Quantum Supremacy should at least strongly suggest the inevitability of working quantum computers with low noise and useful numbers of bits. This result, especially with IBM’s contribution. seems to fall a bit short of that mark.
Excellent post!
As you write, there are two crucial questions regarding the Google’s quantum supremacy claims. The first is about the quality of the evidence for their prediction regarding the outcome of the 53 qubit experiment. They predict that the statistical test will give a value larger than t= 1/10,000. (Or 1+1/10,000 if we don’t subtract the 1.) Let’s call t the fidelity. The second question is about the quality of their claim that achieving a sample with t larger than 1/10,000 represents “quantum supremacy”. (To save latex power I use t instead of .)
My own prediction (in several works) about experiments of this kind is that (modulo some small issues that I will neglect) the resulting distribution can be achieved by a classical computer with a polynomial time algorithm in the size of the circuit. And here “polynomial-time” refers to a low degree polynomial with moderate constants.
Regarding the second question. Let me remark that as far as I can see the IBM claim is about a full computation of all the 2^53 probabilities. It is reasonable to think that producing a sample (or even a complete list of 2^53 probabilities) with fidelity t reduces the classical effort linearly with t. (This is the claim about the specific algorithm used by the Google team.) If this holds for the IBM algorithm then the 2.5 days will go down to less than a minute. It will be very interesting to explore if for a version of the IBM algorithm we can have a running time which is linear with t. (It is also interesting if in a discussion based on heuristic arguments both for computational hardness and computational easiness, we can take for granted such a linear dependence on the algorithm running time on t.)
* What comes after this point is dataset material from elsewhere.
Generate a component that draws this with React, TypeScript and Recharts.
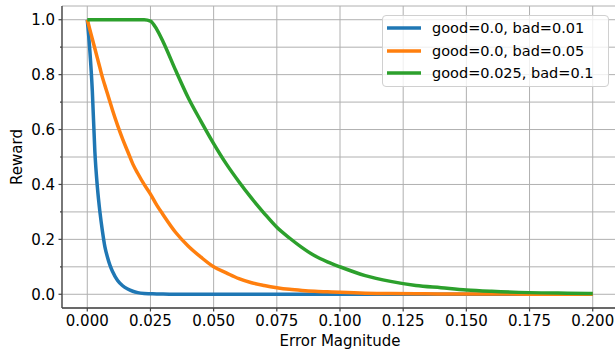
import React from "react"
import { LineChart, Line, XAxis, YAxis, CartesianGrid, Legend } from "recharts"

const errorMagnitude = [
  0, 0.001, 0.002, 0.003, 0.004, 0.005, 0.006, 0.007, 0.008, 0.009, 0.01, 0.012, 0.014, 0.016, 0.018, 0.02, 0.0225,
  0.025, 0.0275, 0.03, 0.035, 0.04, 0.045, 0.05, 0.055, 0.06, 0.065, 0.07, 0.075, 0.08, 0.085, 0.09, 0.095, 0.1,
  0.11, 0.12, 0.13, 0.14, 0.15, 0.16, 0.175, 0.19, 0.2,
]

const rewardBad001 = [
  1.0, 0.89, 0.74, 0.52, 0.39, 0.3, 0.23, 0.172, 0.135, 0.105, 0.083, 0.05, 0.031, 0.019, 0.011, 0.006, 0.003,
  0.002, 0.001, 0.001, 0, 0, 0, 0, 0, 0, 0, 0, 0, 0, 0, 0, 0, 0,
  0, 0, 0, 0, 0, 0, 0, 0, 0,
]

const rewardBad005 = [
  1.0, 0.965, 0.93, 0.895, 0.86, 0.825, 0.79, 0.76, 0.73, 0.7, 0.67, 0.615, 0.565, 0.52, 0.475, 0.44, 0.4,
  0.365, 0.325, 0.29, 0.225, 0.175, 0.135, 0.1, 0.078, 0.057, 0.042, 0.032, 0.024, 0.018, 0.014, 0.011, 0.009, 0.007,
  0.004, 0.003, 0.002, 0.001, 0.001, 0.001, 0, 0, 0,
]

const rewardGood0025 = [
  1, 1, 1, 1, 1, 1, 1, 1, 1, 1, 1, 1, 1, 1, 1, 1, 1,
  0.995, 0.965, 0.92, 0.815, 0.715, 0.63, 0.549, 0.475, 0.41, 0.35, 0.295, 0.244, 0.205, 0.17, 0.14, 0.118, 0.1,
  0.068, 0.047, 0.032, 0.024, 0.016, 0.011, 0.006, 0.004, 0.003,
]

const xTicks = [0, 0.025, 0.05, 0.075, 0.1, 0.125, 0.15, 0.175, 0.2]
const yTicks = [0, 0.1, 0.2, 0.3, 0.4, 0.5, 0.6, 0.7, 0.8, 0.9, 1.0]

const series = [
  { key: "a", name: "good=0.0, bad=0.01", color: "#1f77b4" },
  { key: "b", name: "good=0.0, bad=0.05", color: "#ff7f0e" },
  { key: "c", name: "good=0.025, bad=0.1", color: "#2ca02c" },
]

const data = errorMagnitude.map((x, i) => ({
  x,
  a: rewardBad001[i],
  b: rewardBad005[i],
  c: rewardGood0025[i],
}))

const FONT = 15
const LEGEND_FONT = 14.5
const AXIS = "#444"

function XTick({ x, y, payload }: any) {
  return (
    <g>
      <line x1={x} x2={x} y1={y} y2={y + 3.5} stroke={AXIS} strokeWidth={1.2} />
      <text x={x} y={y + 7} dy="0.76em" textAnchor="middle" fontSize={FONT} fill="#000">
        {payload.value.toFixed(3)}
      </text>
    </g>
  )
}

function YTick({ x, y, payload }: any) {
  const major = Math.round(payload.value * 10) % 2 === 0
  return (
    <g>
      <line x1={x - (major ? 3.5 : 2)} x2={x} y1={y} y2={y} stroke={AXIS} strokeWidth={1.2} />
      {major && (
        <text x={x - 7} y={y} dy="0.36em" textAnchor="end" fontSize={FONT} fill="#000">
          {payload.value.toFixed(1)}
        </text>
      )}
    </g>
  )
}

function LegendBox() {
  return (
    <div
      style={{
        boxSizing: "border-box",
        width: 227,
        height: 72,
        border: "1px solid #d0d0d0",
        borderRadius: 4,
        background: "rgba(255,255,255,0.8)",
        padding: "0 0 0 4px",
      }}
    >
      {series.map((s, i) => (
        <div key={s.key} style={{ height: 22.8, display: "flex", alignItems: "center", marginTop: i === 0 ? 0.5 : 0 }}>
          <svg width={34} height={6} style={{ marginRight: 11 }}>
            <line x1={0} x2={34} y1={3} y2={3} stroke={s.color} strokeWidth={3.5} />
          </svg>
          <span style={{ fontSize: LEGEND_FONT, color: "#000", whiteSpace: "nowrap" }}>{s.name}</span>
        </div>
      ))}
    </div>
  )
}

export default function App() {
  return (
    <div
      style={{
        position: "absolute",
        left: 0,
        top: 0,
        width: 615,
        height: 354,
        overflow: "hidden",
        background: "#fff",
        fontFamily: "'DejaVu Sans', sans-serif",
      }}
    >
      <LineChart width={621} height={354} data={data} margin={{ top: 6, right: 3, bottom: 0, left: 0 }}>
        <CartesianGrid stroke="#b0b0b0" strokeWidth={1} />
        <XAxis
          dataKey="x"
          type="number"
          domain={[-0.01, 0.21]}
          ticks={xTicks}
          height={46}
          axisLine={{ stroke: AXIS, strokeWidth: 1.3 }}
          tickLine={false}
          tickSize={0}
          tickMargin={0}
          tick={<XTick />}
          interval={0}
          label={(props: any) => {
            const vb = props.viewBox
            return (
              <text x={vb.x + vb.width / 2} y={vb.y + vb.height - 8} textAnchor="middle" fontSize={FONT} fill="#000">
                Error Magnitude
              </text>
            )
          }}
        />
        <YAxis
          type="number"
          domain={[-0.05, 1.05]}
          ticks={yTicks}
          width={62}
          axisLine={{ stroke: AXIS, strokeWidth: 1.3 }}
          tickLine={false}
          tickSize={0}
          tickMargin={0}
          tick={<YTick />}
          interval={0}
          label={(props: any) => {
            const vb = props.viewBox
            const cx = 22
            const cy = vb.y + vb.height / 2
            return (
              <text x={cx} y={cy} transform={`rotate(-90 ${cx} ${cy})`} textAnchor="middle" fontSize={FONT} fill="#000">
                Reward
              </text>
            )
          }}
        />
        <Legend
          layout="horizontal"
          verticalAlign="middle"
          align="center"
          wrapperStyle={{ top: 15, left: 382, width: 227, height: 72 }}
          content={() => <LegendBox />}
        />
        {series.map((s) => (
          <Line
            key={s.key}
            dataKey={s.key}
            name={s.name}
            type="monotone"
            stroke={s.color}
            strokeWidth={3.5}
            dot={false}
            isAnimationActive={false}
          />
        ))}
      </LineChart>
    </div>
  )
}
In my view the second issue is the crucial one. Reaching a fidelity above 1/10,000 for a 53 qubit experiments would cause me to have doubts on my conjecture “against” quantum supremacy. (Even if it is only one minute on the IBM super-duper computer.) The crucial aspect, in my view, is to understand (and also further develop, and replicate) the experiments in the regime that can be tested by a classical computer. (This regime is larger now by the IBM method.)
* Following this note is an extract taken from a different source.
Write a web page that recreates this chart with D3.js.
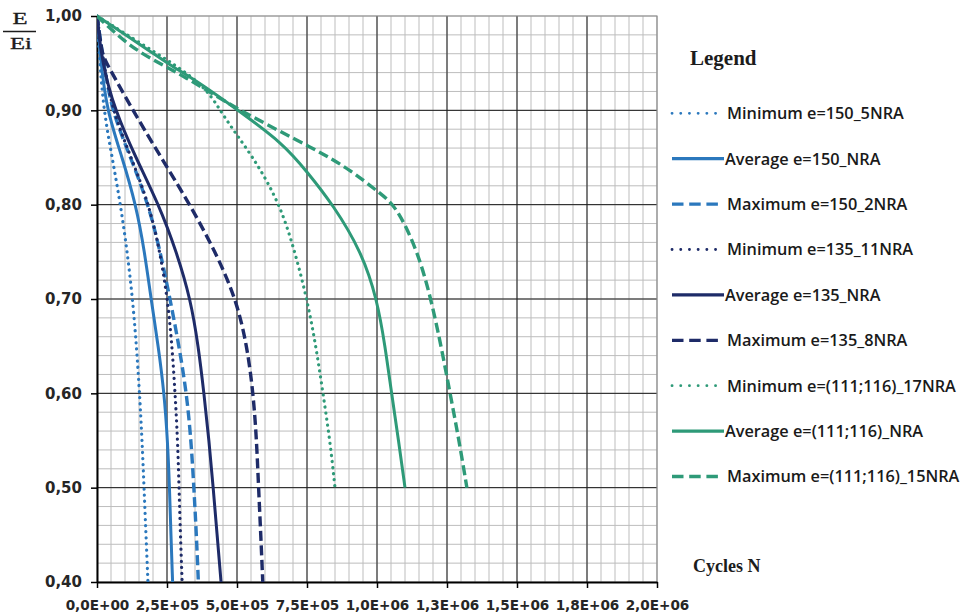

What I would like to see is:
A) an independent verification of the statistical tests outcomes for the experiments in the regime where the Google team classically computed the probabilities.
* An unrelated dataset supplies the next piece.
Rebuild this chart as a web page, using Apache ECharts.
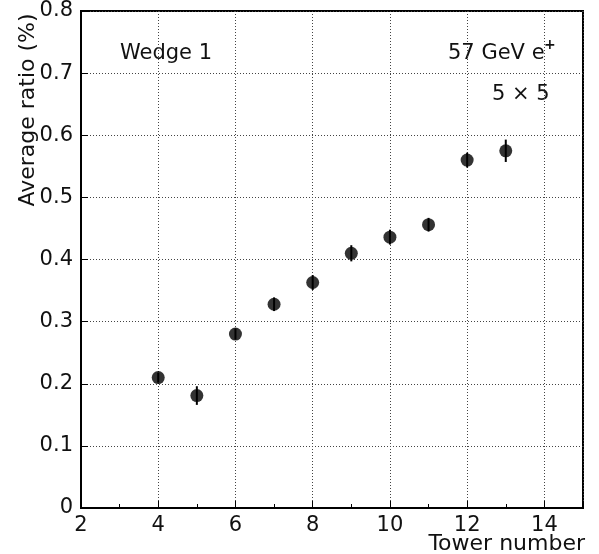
<!DOCTYPE html>
<html><head><meta charset="utf-8">
<script src="https://cdn.jsdelivr.net/npm/echarts@6/dist/echarts.min.js"></script>
<style>html,body{margin:0;padding:0;background:#fff}#c{width:599px;height:554px}</style>
</head><body><div id="c"></div>
<script>
var towers = [4, 5, 6, 7, 8, 9, 10, 11, 12, 13];
var ratios = [0.210, 0.181, 0.280, 0.328, 0.363, 0.410, 0.436, 0.456, 0.560, 0.575];
var errors = [0.008, 0.015, 0.009, 0.011, 0.012, 0.013, 0.012, 0.011, 0.012, 0.018];
var xTicks = [2, 4, 6, 8, 10, 12, 14];
var yTicks = [0, 0.1, 0.2, 0.3, 0.4, 0.5, 0.6, 0.7, 0.8];

var pts = towers.map(function (t, i) { return [t, ratios[i]]; });
var bars = towers.map(function (t, i) { return [t, ratios[i] - errors[i], ratios[i] + errors[i]]; });
var font = 'DejaVu Sans';
var ink = '#111';
var chart = echarts.init(document.getElementById('c'), null, {renderer: 'canvas'});
chart.setOption({
  animation: false,
  backgroundColor: '#fff',
  grid: {left: 81, right: 16, top: 11, bottom: 46, show: true, borderColor: '#000', borderWidth: 2, backgroundColor: 'transparent'},
  xAxis: {
    type: 'value', min: 2, max: 15, interval: 2,
    axisLine: {show: true, lineStyle: {color: '#000', width: 2}},
    axisTick: {show: true, inside: true, length: 7, lineStyle: {color: '#000'}},
    minorTick: {show: true, splitNumber: 2, length: 4, lineStyle: {color: '#000'}},
    axisLabel: {color: ink, fontFamily: font, fontSize: 21, margin: 7,
      formatter: function (v) { return xTicks.indexOf(v) >= 0 ? String(v) : ''; }},
    splitLine: {show: true, lineStyle: {color: '#444', type: [1, 2], width: 1}}
  },
  yAxis: {
    type: 'value', min: 0, max: 0.8, interval: 0.1,
    axisLine: {show: true, lineStyle: {color: '#000', width: 2}},
    axisTick: {show: true, inside: true, length: 7, lineStyle: {color: '#000'}},
    axisLabel: {color: ink, fontFamily: font, fontSize: 21, margin: 8,
      formatter: function (v) { var r = Math.round(v * 10) / 10; return yTicks.indexOf(r) >= 0 ? (r === 0 ? '0' : r.toFixed(1)) : ''; }},
    splitLine: {show: true, lineStyle: {color: '#444', type: [1, 2], width: 1}}
  },
  graphic: [
    {type: 'text', x: 28, y: 110, rotation: Math.PI / 2,
      style: {text: 'Average ratio (%)', fontFamily: font, fontSize: 22, fill: ink, align: 'center', verticalAlign: 'middle'}},
    {type: 'text', x: 120, y: 54, style: {text: 'Wedge 1', fontFamily: font, fontSize: 21, fill: ink, verticalAlign: 'middle'}},
    {type: 'text', x: 448, y: 54, style: {text: '57 GeV e', fontFamily: font, fontSize: 21, fill: ink, verticalAlign: 'middle'}},
    {type: 'text', x: 544, y: 45, style: {text: '+', fontFamily: font, fontSize: 14, fontWeight: 'bold', fill: ink, verticalAlign: 'middle'}},
    {type: 'text', x: 492, y: 95, style: {text: '5 × 5', fontFamily: font, fontSize: 21, fill: ink, verticalAlign: 'middle'}},
    {type: 'text', x: 585, y: 544, style: {text: 'Tower number', fontFamily: font, fontSize: 22, fill: ink, align: 'right', verticalAlign: 'middle'}}
  ],
  series: [
    {
      type: 'custom',
      data: bars,
      renderItem: function (params, api) {
        var x = api.value(0);
        var lo = api.coord([x, api.value(1)]);
        var hi = api.coord([x, api.value(2)]);
        return {type: 'line', shape: {x1: lo[0], y1: lo[1], x2: hi[0], y2: hi[1]}, style: {stroke: '#000', lineWidth: 2}};
      },
      z: 3
    },
    {
      type: 'scatter', data: pts, symbol: 'circle', symbolSize: 13,
      itemStyle: {color: '#000'}, z: 4
    }
  ]
});
</script></body></html>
This seems quite easy to perform and maybe this was already done as part as the refereeing process. This looks to me a crucial step in a verification of such an important experiment.
B) Experiments giving full histograms for circuits in the 10-25 qubit range. (Again maybe this was already done.) See this comment by Ryan.
Perhaps at a later stage also:
C) Experiments in the 10-30 qubit range on the IBM quantum computer. (This is an excellent suggestion by Greg Kuperberg.)
D) In practice the 53 qubit samples might be still hard to check for IBM. (The 1/10,000 improvement that I heuristically suggested is not relevant for checking the fidelity in Google’s sample.) But maybe Google can produce samples for 41-49 qubits for which IBM can compute the probabilities quickly and test the Google’s prediction on the fidelity.
I ask: Does the distinction “polynomial time-nondeterministic polynomial time” dissolve here?